The move comes after weeks of pressure over the calculation, which gives Scotland £1500 more in public spending per head than England.
The Coalition announced that there were no plans to review the formula before the next general election.
In a letter to First Minister Alex Salmond, the Prime Minister said that reform was not "on the horizon". But he also admitted that he could not tie the hands of future UK Governments.
The SNP has claimed that a 'No' vote in next year's independence referendum would allow the Coalition to scrap the formula.
The calculation has long proved contentious amid claims from some Tories that it is overly generous to Scotland.
Last year average spending per head in Scotland totalled £10,152, compared with £8788 across the UK, £8529 in England and £9709 in Wales. The highest spend was in Northern Ireland where the figure was £10,876.
The calculation was given a stay of execution in 2010 when ministers announced they would look at it only once the UK's finances were "stable".
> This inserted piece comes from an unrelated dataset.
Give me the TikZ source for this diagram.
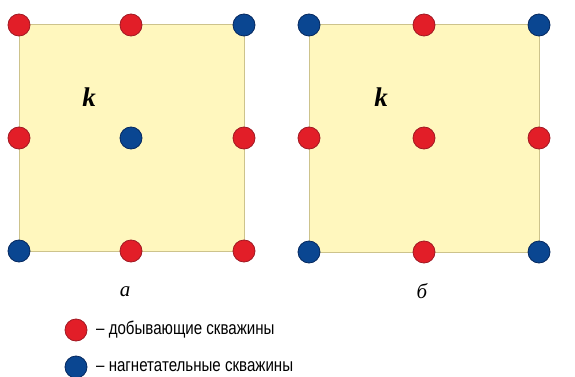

Yesterday during Scottish Questions in the Commons, Lib Dem Scottish Secretary Alistair Carmichael went further.
There would be no review "in this parliament", he told MPs.
Mr Cameron, in his letter to Mr Salmond, described calls for guarantees "in perpetuity about the future ... quite astonishing".
"I can no more bind future UK Governments than you can bind future Scottish Governments," he added. "What I can say is that reform of the Barnett formula is not on the horizon.
"Indeed the only immediate threat to Scotland's funding is a vote for independence."
Coalition sources added that the Barnett formula was a reason to stay in the UK not leave it, as it helped share resources.
Last night the SNP said the comments showed that the funding system could be changed after 2015. Deputy First Minister Nicola Sturgeon accused Mr Cameron of letting the "cat out of the bag".
She said: "It is what is just over the horizon that people should be concerned about, and the PM is on record as saying Barnett is 'coming to the end of its life'.
"The Westminster parties are determined to slash Scotland's cash in the event of a No vote, by up to £4 billion a year and only a Yes vote will prevent that.
"Once again David Cameron is entering the discussion on Scotland's future without having the courage to debate the issues openly. If he is so sure of his arguments he should now agree to a head-to-head debate with the First Minister."
Scottish Liberal Democrat leader Willie Rennie accused the SNP of resorting to scare tactics.
"This letter makes clear that it is Alex Salmond and Alex Salmond alone who is trying to put about the heebie-jeebies over the future of Scotland's funding formula within the UK."
Barnett allocates money on population share rather than need. It was created as a stop-gap formula by Labour politician Joel, now Lord, Barnett, in the 1970s when he worked in the Treasury.
He has since argued that it should be scrapped and replaced with needs-based funding.
Last month the Local Government Association, which represents English and Welsh councils, said that England's communities were being "shortchanged" to the tune of £4.1billion a year.
The Westminster All-Party Parliamentary Taxation Group has also called for Barnett's replacement.